Friday, December 31, 2004
Alfred Kinsey probably didn't wear Bermuda shorts while gardening.
He likely wore even less than that -- at most a loin cloth or Speedo, perhaps.
"He had more kinks than a roll of barbed wire," says Rick Musser, a Kansas University journalism professor who wrote his master's thesis on Kinsey.
Gardening depictions aside, Musser says the new movie "Kinsey" -- which opens today in Lawrence -- is a restrained and mostly accurate portrayal of the sex researcher whose books shocked and titillated the nation during the 1940s and '50s.
"It was a generous portrayal of (Kinsey) as a hero," Musser said this week.
He did his study of Kinsey during the early 1970s at Indiana University, where the scientist had founded the Institute for Sex Research more than two decades earlier. Kinsey and his associates conducted face-to-face interviews with more than 18,000 people about their sexual histories.
The results of those interviews became two books, "Sexual Behavior in the Human Male" in 1948, and "Sexual Behavior in the Human Female" in 1953.
Kinsey's conclusions -- that a third of men had a "homosexual experience," that half had extramarital affairs and that two-thirds had been with prostitutes -- attracted a lot of attention. Musser found more than 430 articles about Kinsey in the institute's archives.

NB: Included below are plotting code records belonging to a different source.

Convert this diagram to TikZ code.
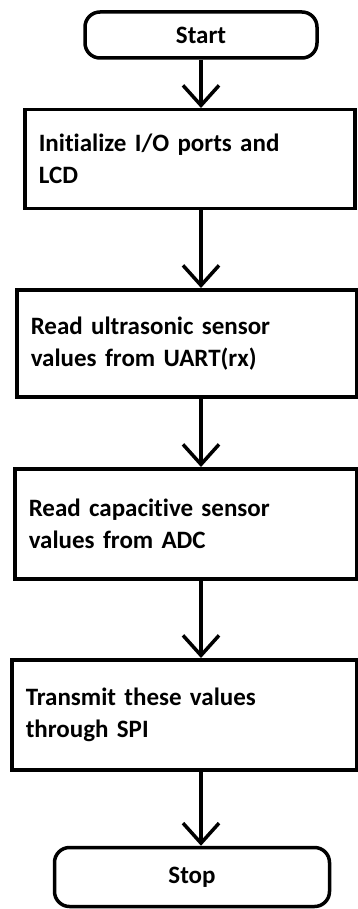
\documentclass[tikz,border=0pt]{standalone}
\usepackage{fontspec}
\setmainfont[Ligatures=NoCommon]{Carlito}
\usetikzlibrary{arrows.meta, shapes, positioning}
\tikzset{terminalnode/.style={rectangle, rounded corners=15pt, draw=black, line width=3.5pt, inner sep=0pt, font=\bfseries\fontsize{25}{30}\selectfont},processnode/.style={rectangle, anchor=north west, draw=black, line width=3.5pt, inner xsep=14pt, inner ysep=0pt, align=left, font=\bfseries\fontsize{25}{32}\selectfont}}

\begin{document}
\begin{tikzpicture}[
        x=1pt, y=-1pt,
        flowarrow/.style={-{Straight Barb[length=20pt, width=36pt]}, line width=3.5pt}
    ]
        \useasboundingbox (0, 0) rectangle (358, 909);
        % Terminals
        \node[terminalnode, minimum width=232pt, minimum height=46pt] (start) at (201, 35) {Start};
        \node[terminalnode, minimum width=275pt, minimum height=59pt] (stop) at (192, 877) {Stop};
        % Steps
        \node[processnode, minimum height=99pt, text width=302pt] (init) at (23, 108) {Initialize I/O ports and\\LCD};
        \node[processnode, minimum height=107pt, text width=312pt] (ultra) at (15, 288) {Read ultrasonic sensor\\values from UART(rx)};
        \node[processnode, minimum height=110pt, text width=314pt] (capa) at (13, 467) {Read capacitive sensor\\values from ADC};
        \node[processnode, minimum height=110pt, text width=317pt] (spi) at (10, 658) {Transmit these values\\through SPI};
        % Arrows
        \draw[flowarrow] (start) -- (start |- init.north);
        \draw[flowarrow] (init.south -| start) -- (start |- ultra.north);
        \draw[flowarrow] (ultra.south -| start) -- (start |- capa.north);
        \draw[flowarrow] (capa.south -| start) -- (start |- spi.north);
        \draw[flowarrow] (spi.south -| start) -- (start |- stop.north);
    \end{tikzpicture}
\end{document}
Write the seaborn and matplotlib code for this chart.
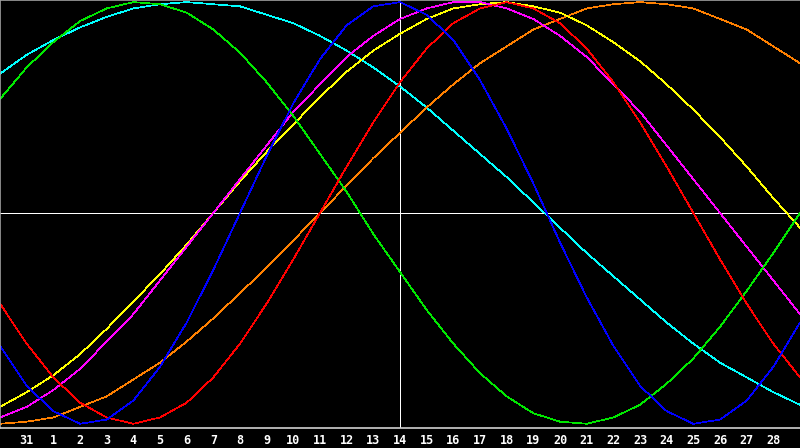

"I was looking to see how accurately the press had covered his research, because Kinsey was more than a bit of a control freak," Musser says. "He actually required reporters to submit their copy for him to review. So it came as no real surprise that the stories that reported on the research were pretty accurate.
Perhaps unsurprisingly, Musser claims, reporters still found a way to sensationalize the topic.
"Kinsey was really a pop-culture phenomenon, and a lot of the stories had very little to do with the research and more to do with sex and Kinsey as kind of a 'nudge, nudge,' kind of sexual innuendo," Musser says.
What was surprising is that news of Kinsey's own extramarital affairs with men -- and other unorthodox sexual activities -- went unreported until documented in a pair of late 1990s biographies.
"It was a press that in those days allowed presidents to have mistresses, allowed John F. Kennedy to engage in all kinds of sexual escapades," Musser says. "It was a time when reporters didn't ask about those kinds of things, didn't cover those kinds of things."
Kinsey is credited with sparking a new American openness about sexuality. But he remains a controversial figure -- especially for conservatives who accuse Kinsey of perversion and say he contributed to a deterioration of the country's morals.
"He told us things about ourselves we didn't want to hear," Musser says, "and in some cases there are people who challenge his research, how accurate it is, even unto this day."